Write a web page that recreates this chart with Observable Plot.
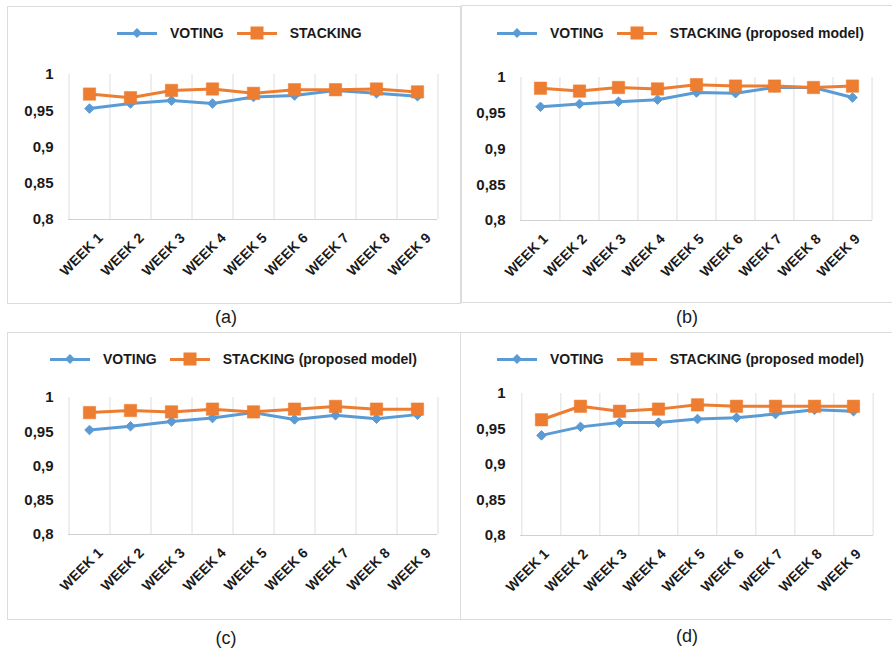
<!DOCTYPE html>
<html><head><meta charset="utf-8">
<script src="https://cdn.jsdelivr.net/npm/d3@7"></script>
<script src="https://cdn.jsdelivr.net/npm/@observablehq/plot@0.6"></script>
<style>
body{margin:0;background:#fff;font-family:"Liberation Sans",Arial,sans-serif;}
#root{position:relative;width:892px;height:652px;overflow:hidden;background:#fff;}
.box{position:absolute;border:1px solid #dcdcdc;box-sizing:border-box;}
.chart{position:absolute;}
.legend{position:absolute;display:flex;align-items:center;font-weight:bold;font-size:14px;color:#1a1a1a;height:20px;white-space:nowrap;}
.sw{position:relative;width:40px;height:3px;margin-right:13px;}
.sw i{position:absolute;left:50%;top:50%;display:block;}
.txt{margin-right:13px;}
.cap{position:absolute;font-size:18px;transform:translate(-50%,-50%);color:#1a1a1a;}
</style></head><body><div id="root"></div>
<script>
// ---- data ----
const weeks = ["WEEK 1","WEEK 2","WEEK 3","WEEK 4","WEEK 5","WEEK 6","WEEK 7","WEEK 8","WEEK 9"];
const yTicks = [0.8, 0.85, 0.9, 0.95, 1];
const seriesNames = ["VOTING", "STACKING"];
const legendLabelsA = ["VOTING", "STACKING"];
const legendLabelsBCD = ["VOTING", "STACKING (proposed model)"];
const captions = ["(a)", "(b)", "(c)", "(d)"];

const votingA   = [0.953, 0.960, 0.964, 0.960, 0.969, 0.971, 0.978, 0.974, 0.970];
const stackingA = [0.973, 0.968, 0.978, 0.980, 0.974, 0.979, 0.979, 0.980, 0.976];
const votingB   = [0.959, 0.963, 0.966, 0.969, 0.979, 0.978, 0.986, 0.986, 0.972];
const stackingB = [0.985, 0.981, 0.986, 0.984, 0.990, 0.988, 0.988, 0.986, 0.988];
const votingC   = [0.9525, 0.958, 0.965, 0.970, 0.978, 0.968, 0.974, 0.969, 0.975];
const stackingC = [0.978, 0.981, 0.979, 0.983, 0.979, 0.983, 0.987, 0.983, 0.983];
const votingD   = [0.941, 0.953, 0.959, 0.959, 0.964, 0.966, 0.971, 0.977, 0.975];
const stackingD = [0.963, 0.982, 0.975, 0.978, 0.984, 0.982, 0.982, 0.982, 0.982];

const BLUE = "#5B9BD5", ORANGE = "#ED7D31";

// ---- layout ----
const panels = [
  {voting: votingA, stacking: stackingA, labels: legendLabelsA, cap: captions[0],
   box:[7,6,454,298], svg:[7,60,453,240], m:[14,23,81,61], legend:[117,23], capPos:[226,317], ldx: 11},
  {voting: votingB, stacking: stackingB, labels: legendLabelsBCD, cap: captions[1],
   box:[461,5,440,298], svg:[461,60,431,240], m:[17,20,80,59], legend:[497,23], capPos:[687,317], ldx: 5},
  {voting: votingC, stacking: stackingC, labels: legendLabelsBCD, cap: captions[2],
   box:[7,332,454,288], svg:[7,380,453,240], m:[17,23,86,61], legend:[50,349], capPos:[226,638], ldx: 11},
  {voting: votingD, stacking: stackingD, labels: legendLabelsBCD, cap: captions[3],
   box:[460,332,440,288], svg:[460,380,432,240], m:[13,19,85,60], legend:[497,349], capPos:[687,636], ldx: 5}
];

const root = document.getElementById("root");

function makePanel(p){
  const box = document.createElement("div");
  box.className = "box";
  Object.assign(box.style,{left:p.box[0]+"px",top:p.box[1]+"px",width:p.box[2]+"px",height:p.box[3]+"px"});
  root.appendChild(box);

  const [mt, mr, mb, ml] = p.m;
  const W = p.svg[2], H = p.svg[3];
  const step = (W - ml - mr) / weeks.length;
  const vData = weeks.map((w,i)=>({week:w, model:seriesNames[0], v:p.voting[i]}));
  const sData = weeks.map((w,i)=>({week:w, model:seriesNames[1], v:p.stacking[i]}));

  const chart = Plot.plot({
    width: W, height: H, marginTop: mt, marginRight: mr, marginBottom: mb, marginLeft: ml,
    style: {fontFamily: "'Liberation Sans', Arial, sans-serif", background: "transparent", color: "#1a1a1a", overflow: "visible"},
    x: {type: "point", domain: weeks, padding: 0.5, label: null},
    y: {domain: [0.8, 1], label: null},
    marks: [
      Plot.ruleX(weeks, {x: d => d, dx: -step/2, stroke: "#dedede", strokeWidth: 1}),
      Plot.ruleX(weeks.slice(-1), {x: d => d, dx: step/2, stroke: "#dedede", strokeWidth: 1}),
      Plot.ruleY([0.8], {stroke: "#d0d0d0", strokeWidth: 1}),
      Plot.axisY({ticks: yTicks, tickSize: 0, tickPadding: 15, tickFormat: d => String(d).replace(".", ","),
                  fontSize: 15, fontWeight: "bold", label: null}),
      Plot.axisX({tickSize: 0, tickRotate: -45, tickPadding: 16, dx: p.ldx, fontSize: 14, fontWeight: "bold", label: null}),
      Plot.line(vData, {x: "week", y: "v", stroke: BLUE, strokeWidth: 3}),
      Plot.dot(vData, {x: "week", y: "v", symbol: "diamond2", r: 4.3, fill: BLUE, stroke: BLUE, strokeWidth: 1}),
      Plot.line(sData, {x: "week", y: "v", stroke: ORANGE, strokeWidth: 3}),
      Plot.dot(sData, {x: "week", y: "v", symbol: "square", r: 7, fill: ORANGE, stroke: ORANGE, strokeWidth: 0.5})
    ]
  });
  chart.classList.add("chart");
  chart.style.left = p.svg[0] + "px";
  chart.style.top = p.svg[1] + "px";
  root.appendChild(chart);

  // legend
  const lg = document.createElement("div");
  lg.className = "legend";
  lg.style.left = p.legend[0] + "px";
  lg.style.top = p.legend[1] + "px";
  const items = [
    {label: p.labels[0], color: BLUE, marker: "diamond"},
    {label: p.labels[1], color: ORANGE, marker: "square"}
  ];
  items.forEach(it => {
    const sw = document.createElement("span");
    sw.className = "sw";
    sw.style.background = it.color;
    const mk = document.createElement("i");
    if (it.marker === "diamond") {
      Object.assign(mk.style, {width:"7px",height:"7px",background:it.color,transform:"translate(-50%,-50%) rotate(45deg)"});
    } else {
      Object.assign(mk.style, {width:"13px",height:"13px",background:it.color,transform:"translate(-50%,-50%)"});
    }
    sw.appendChild(mk);
    lg.appendChild(sw);
    const t = document.createElement("span");
    t.className = "txt";
    t.textContent = it.label;
    lg.appendChild(t);
  });
  root.appendChild(lg);

  const cap = document.createElement("div");
  cap.className = "cap";
  cap.textContent = p.cap;
  cap.style.left = p.capPos[0] + "px";
  cap.style.top = p.capPos[1] + "px";
  root.appendChild(cap);
}

panels.forEach(makePanel);
</script>
</body></html>
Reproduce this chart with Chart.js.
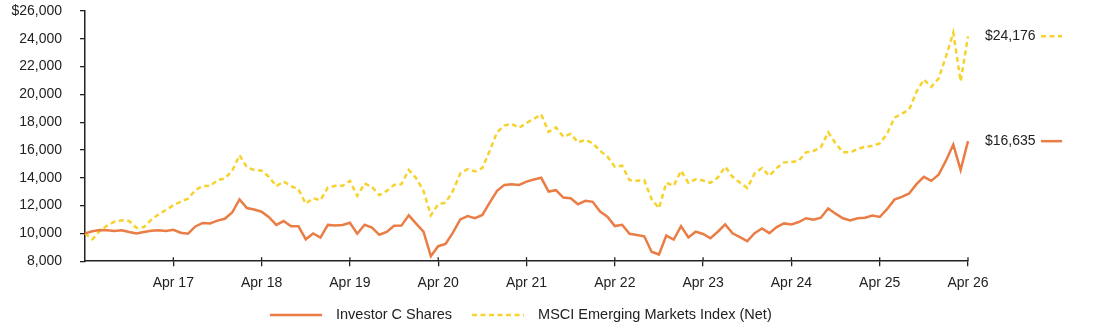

::::::::

TASK GOAL:
Give all the lines above again, character for character, without pictures.

WRITTEN SOLUTION:
Write a web page that recreates this chart with Observable Plot.
<!DOCTYPE html>
<html><head><meta charset="utf-8">
<script src="https://cdn.jsdelivr.net/npm/d3@7"></script>
<script src="https://cdn.jsdelivr.net/npm/@observablehq/plot@0.6"></script>
<style>
body{margin:0;background:#fff;font-family:"Liberation Sans",Arial,sans-serif;}
#root{position:relative;width:892px;height:652px;overflow:hidden;background:#fff;}
.box{position:absolute;border:1px solid #dcdcdc;box-sizing:border-box;}
.chart{position:absolute;}
.legend{position:absolute;display:flex;align-items:center;font-weight:bold;font-size:14px;color:#1a1a1a;height:20px;white-space:nowrap;}
.sw{position:relative;width:40px;height:3px;margin-right:13px;}
.sw i{position:absolute;left:50%;top:50%;display:block;}
.txt{margin-right:13px;}
.cap{position:absolute;font-size:18px;transform:translate(-50%,-50%);color:#1a1a1a;}
</style></head><body><div id="root"></div>
<script>
// ---- data ----
const weeks = ["WEEK 1","WEEK 2","WEEK 3","WEEK 4","WEEK 5","WEEK 6","WEEK 7","WEEK 8","WEEK 9"];
const yTicks = [0.8, 0.85, 0.9, 0.95, 1];
const seriesNames = ["VOTING", "STACKING"];
const legendLabelsA = ["VOTING", "STACKING"];
const legendLabelsBCD = ["VOTING", "STACKING (proposed model)"];
const captions = ["(a)", "(b)", "(c)", "(d)"];

const votingA   = [0.953, 0.960, 0.964, 0.960, 0.969, 0.971, 0.978, 0.974, 0.970];
const stackingA = [0.973, 0.968, 0.978, 0.980, 0.974, 0.979, 0.979, 0.980, 0.976];
const votingB   = [0.959, 0.963, 0.966, 0.969, 0.979, 0.978, 0.986, 0.986, 0.972];
const stackingB = [0.985, 0.981, 0.986, 0.984, 0.990, 0.988, 0.988, 0.986, 0.988];
const votingC   = [0.9525, 0.958, 0.965, 0.970, 0.978, 0.968, 0.974, 0.969, 0.975];
const stackingC = [0.978, 0.981, 0.979, 0.983, 0.979, 0.983, 0.987, 0.983, 0.983];
const votingD   = [0.941, 0.953, 0.959, 0.959, 0.964, 0.966, 0.971, 0.977, 0.975];
const stackingD = [0.963, 0.982, 0.975, 0.978, 0.984, 0.982, 0.982, 0.982, 0.982];

const BLUE = "#5B9BD5", ORANGE = "#ED7D31";

// ---- layout ----
const panels = [
  {voting: votingA, stacking: stackingA, labels: legendLabelsA, cap: captions[0],
   box:[7,6,454,298], svg:[7,60,453,240], m:[14,23,81,61], legend:[117,23], capPos:[226,317], ldx: 11},
  {voting: votingB, stacking: stackingB, labels: legendLabelsBCD, cap: captions[1],
   box:[461,5,440,298], svg:[461,60,431,240], m:[17,20,80,59], legend:[497,23], capPos:[687,317], ldx: 5},
  {voting: votingC, stacking: stackingC, labels: legendLabelsBCD, cap: captions[2],
   box:[7,332,454,288], svg:[7,380,453,240], m:[17,23,86,61], legend:[50,349], capPos:[226,638], ldx: 11},
  {voting: votingD, stacking: stackingD, labels: legendLabelsBCD, cap: captions[3],
   box:[460,332,440,288], svg:[460,380,432,240], m:[13,19,85,60], legend:[497,349], capPos:[687,636], ldx: 5}
];

const root = document.getElementById("root");

function makePanel(p){
  const box = document.createElement("div");
  box.className = "box";
  Object.assign(box.style,{left:p.box[0]+"px",top:p.box[1]+"px",width:p.box[2]+"px",height:p.box[3]+"px"});
  root.appendChild(box);

  const [mt, mr, mb, ml] = p.m;
  const W = p.svg[2], H = p.svg[3];
  const step = (W - ml - mr) / weeks.length;
  const vData = weeks.map((w,i)=>({week:w, model:seriesNames[0], v:p.voting[i]}));
  const sData = weeks.map((w,i)=>({week:w, model:seriesNames[1], v:p.stacking[i]}));

  const chart = Plot.plot({
    width: W, height: H, marginTop: mt, marginRight: mr, marginBottom: mb, marginLeft: ml,
    style: {fontFamily: "'Liberation Sans', Arial, sans-serif", background: "transparent", color: "#1a1a1a", overflow: "visible"},
    x: {type: "point", domain: weeks, padding: 0.5, label: null},
    y: {domain: [0.8, 1], label: null},
    marks: [
      Plot.ruleX(weeks, {x: d => d, dx: -step/2, stroke: "#dedede", strokeWidth: 1}),
      Plot.ruleX(weeks.slice(-1), {x: d => d, dx: step/2, stroke: "#dedede", strokeWidth: 1}),
      Plot.ruleY([0.8], {stroke: "#d0d0d0", strokeWidth: 1}),
      Plot.axisY({ticks: yTicks, tickSize: 0, tickPadding: 15, tickFormat: d => String(d).replace(".", ","),
                  fontSize: 15, fontWeight: "bold", label: null}),
      Plot.axisX({tickSize: 0, tickRotate: -45, tickPadding: 16, dx: p.ldx, fontSize: 14, fontWeight: "bold", label: null}),
      Plot.line(vData, {x: "week", y: "v", stroke: BLUE, strokeWidth: 3}),
      Plot.dot(vData, {x: "week", y: "v", symbol: "diamond2", r: 4.3, fill: BLUE, stroke: BLUE, strokeWidth: 1}),
      Plot.line(sData, {x: "week", y: "v", stroke: ORANGE, strokeWidth: 3}),
      Plot.dot(sData, {x: "week", y: "v", symbol: "square", r: 7, fill: ORANGE, stroke: ORANGE, strokeWidth: 0.5})
    ]
  });
  chart.classList.add("chart");
  chart.style.left = p.svg[0] + "px";
  chart.style.top = p.svg[1] + "px";
  root.appendChild(chart);

  // legend
  const lg = document.createElement("div");
  lg.className = "legend";
  lg.style.left = p.legend[0] + "px";
  lg.style.top = p.legend[1] + "px";
  const items = [
    {label: p.labels[0], color: BLUE, marker: "diamond"},
    {label: p.labels[1], color: ORANGE, marker: "square"}
  ];
  items.forEach(it => {
    const sw = document.createElement("span");
    sw.className = "sw";
    sw.style.background = it.color;
    const mk = document.createElement("i");
    if (it.marker === "diamond") {
      Object.assign(mk.style, {width:"7px",height:"7px",background:it.color,transform:"translate(-50%,-50%) rotate(45deg)"});
    } else {
      Object.assign(mk.style, {width:"13px",height:"13px",background:it.color,transform:"translate(-50%,-50%)"});
    }
    sw.appendChild(mk);
    lg.appendChild(sw);
    const t = document.createElement("span");
    t.className = "txt";
    t.textContent = it.label;
    lg.appendChild(t);
  });
  root.appendChild(lg);

  const cap = document.createElement("div");
  cap.className = "cap";
  cap.textContent = p.cap;
  cap.style.left = p.capPos[0] + "px";
  cap.style.top = p.capPos[1] + "px";
  root.appendChild(cap);
}

panels.forEach(makePanel);
</script>
</body></html>
Reproduce this chart with Chart.js.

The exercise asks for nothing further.